At sunset the flock disappears only to resurface somewhere else: on a beach in San Diego, in front of the US Capitol in Washington DC, at Chartres Cathedral in France, outside the UN Headquarters in NY, at a port in the Galapagos Islands, or at the park down the street.
Christy Hengst, US artist from Santa Fe, New Mexico, started collecting material for this touring public art project after the United States invaded Iraq. “I was shocked by the general acceptance of the decision to go to war. It was equally disturbing to see how discussions about weapons capabilities, etc. can became detached from the human reality on the other end, creeping into everyday life as something normal, like birds in the park.”
Starting locally and then flying increasingly further afield, the project develops organically through contact with people in everyday places. As the content on the birds evolves, the artist also turns to her own family history concerning WWII. During that time her grandfather was a German scientist as part of Wernher von Braun’s group, working on the V-1 flying bomb and V-2 rocket for Hitler in an isolated place up on the Baltic Sea called Peenemünde. Consequently one of the most interesting and personally meaningful bird landing locations is Peenemünde, attended by her father, who lived there as a child.
Traveling for two years and landing in over 60 locations internationally, the birds continue to explore new places and meet new people, each time a different experience.
What excites us most about this public art project is that it inspires passer-bys to talk to each other. Questions arise like “What is peace and what is war?” “What is public art” or “Can art achieve anything?” Very different people share their own experiences, exchange their thoughts and come away inspired and with more consideration for our conflict-fraught world.
This documentary collects those personal experiences, preserves some of the conversations and hopefully encourages more conversations to happen.
Two main threads lead us through the film.
On the one hand there is the making of the birds and how they and their messages develop.
On the other hand the film follows some of the most important bird landings. Two of them are Los Alamos and Peenemünde, curious parallels. They were each the sites during WWII where the “secret weapon” that was meant to win the war was being developed.
During the Los Alamos landing a man who worked at the Laboratories for decades wanders among the birds looking and reading, and seems to have a sort of epiphany. “Rearming, that’s what this town is basically built on. We are destroying our world. We should be disarming, not rearming.”

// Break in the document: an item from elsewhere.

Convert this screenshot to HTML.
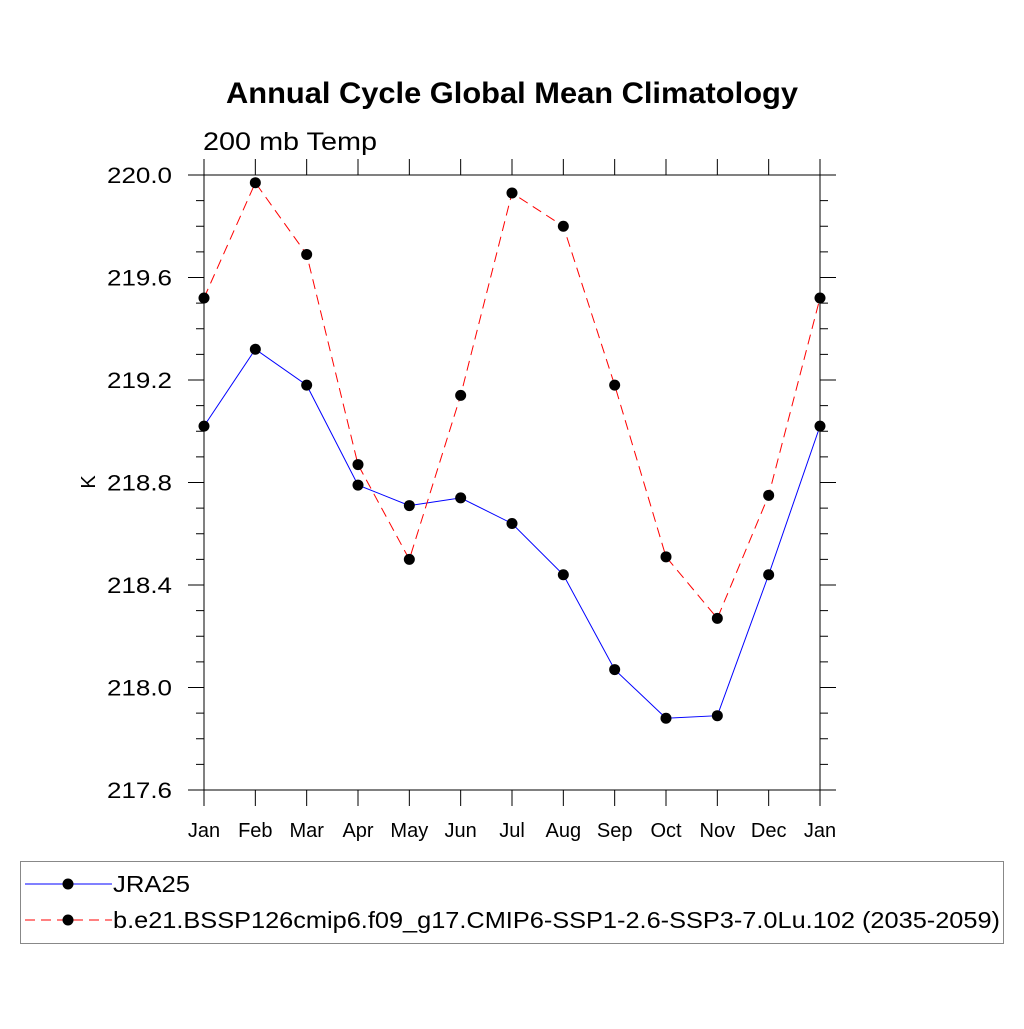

A lot of people have contributed to the film, in critique and feedback sessions, and in direct material used. Henry Shukman gives a reading in the film of his poem Snowy Morning which appears on some of the birds. Helmut Hillenkamp, who attended most of the landings, contributed footage of some of the exotic ones like Galapagos Islands or Chartres Cathedral in France. Genevieve Russell collected documentary material at the “Heart of Power” in Washington. The musicians around Ibrahimasory “Soriba” Fofana (Soleil d’Afrique) composed and played music specifically in response to action and mood for the film.
The documentary is the result of a successful collective effort.